→ **TO BE DONE**: Your task is to output the listing word for word, with pictures excluded.
* start INFORMATION PROVIDED *
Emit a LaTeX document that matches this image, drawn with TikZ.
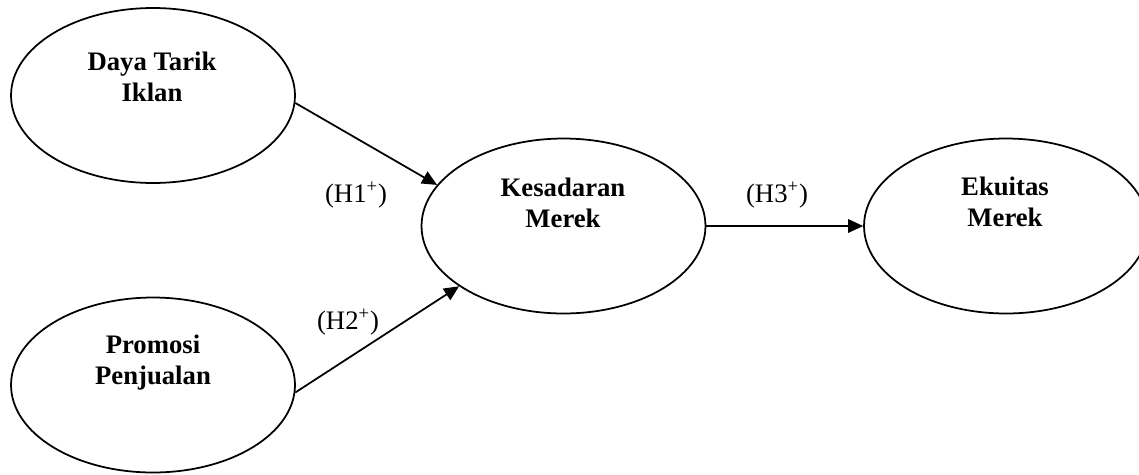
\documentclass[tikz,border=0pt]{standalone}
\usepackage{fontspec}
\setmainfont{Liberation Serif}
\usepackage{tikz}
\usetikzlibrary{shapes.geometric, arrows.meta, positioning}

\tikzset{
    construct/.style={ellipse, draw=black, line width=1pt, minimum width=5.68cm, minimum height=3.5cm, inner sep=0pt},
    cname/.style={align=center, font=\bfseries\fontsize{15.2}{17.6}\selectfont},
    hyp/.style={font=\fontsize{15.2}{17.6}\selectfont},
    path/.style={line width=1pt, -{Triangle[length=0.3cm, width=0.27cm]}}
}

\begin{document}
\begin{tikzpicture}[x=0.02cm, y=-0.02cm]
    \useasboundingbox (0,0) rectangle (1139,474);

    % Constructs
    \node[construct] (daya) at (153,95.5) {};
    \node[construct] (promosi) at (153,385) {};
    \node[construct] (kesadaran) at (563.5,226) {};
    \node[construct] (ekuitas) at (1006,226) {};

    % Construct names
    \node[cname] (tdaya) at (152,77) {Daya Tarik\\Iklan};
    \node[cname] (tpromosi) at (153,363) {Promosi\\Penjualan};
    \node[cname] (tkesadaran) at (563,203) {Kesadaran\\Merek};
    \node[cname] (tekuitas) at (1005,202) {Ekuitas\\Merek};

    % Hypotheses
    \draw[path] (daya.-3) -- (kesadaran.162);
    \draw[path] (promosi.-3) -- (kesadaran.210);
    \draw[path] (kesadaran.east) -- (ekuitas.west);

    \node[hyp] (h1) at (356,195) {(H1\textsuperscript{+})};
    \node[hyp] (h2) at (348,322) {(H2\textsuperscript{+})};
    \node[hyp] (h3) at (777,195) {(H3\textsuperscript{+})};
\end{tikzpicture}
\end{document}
* end INFORMATION PROVIDED *
→ **TASK RESPONSE**:
Emit a LaTeX document that matches this image, drawn with TikZ.
\documentclass[tikz,border=0pt]{standalone}
\usepackage{fontspec}
\setmainfont{Liberation Serif}
\usepackage{tikz}
\usetikzlibrary{shapes.geometric, arrows.meta, positioning}

\tikzset{
    construct/.style={ellipse, draw=black, line width=1pt, minimum width=5.68cm, minimum height=3.5cm, inner sep=0pt},
    cname/.style={align=center, font=\bfseries\fontsize{15.2}{17.6}\selectfont},
    hyp/.style={font=\fontsize{15.2}{17.6}\selectfont},
    path/.style={line width=1pt, -{Triangle[length=0.3cm, width=0.27cm]}}
}

\begin{document}
\begin{tikzpicture}[x=0.02cm, y=-0.02cm]
    \useasboundingbox (0,0) rectangle (1139,474);

    % Constructs
    \node[construct] (daya) at (153,95.5) {};
    \node[construct] (promosi) at (153,385) {};
    \node[construct] (kesadaran) at (563.5,226) {};
    \node[construct] (ekuitas) at (1006,226) {};

    % Construct names
    \node[cname] (tdaya) at (152,77) {Daya Tarik\\Iklan};
    \node[cname] (tpromosi) at (153,363) {Promosi\\Penjualan};
    \node[cname] (tkesadaran) at (563,203) {Kesadaran\\Merek};
    \node[cname] (tekuitas) at (1005,202) {Ekuitas\\Merek};

    % Hypotheses
    \draw[path] (daya.-3) -- (kesadaran.162);
    \draw[path] (promosi.-3) -- (kesadaran.210);
    \draw[path] (kesadaran.east) -- (ekuitas.west);

    \node[hyp] (h1) at (356,195) {(H1\textsuperscript{+})};
    \node[hyp] (h2) at (348,322) {(H2\textsuperscript{+})};
    \node[hyp] (h3) at (777,195) {(H3\textsuperscript{+})};
\end{tikzpicture}
\end{document}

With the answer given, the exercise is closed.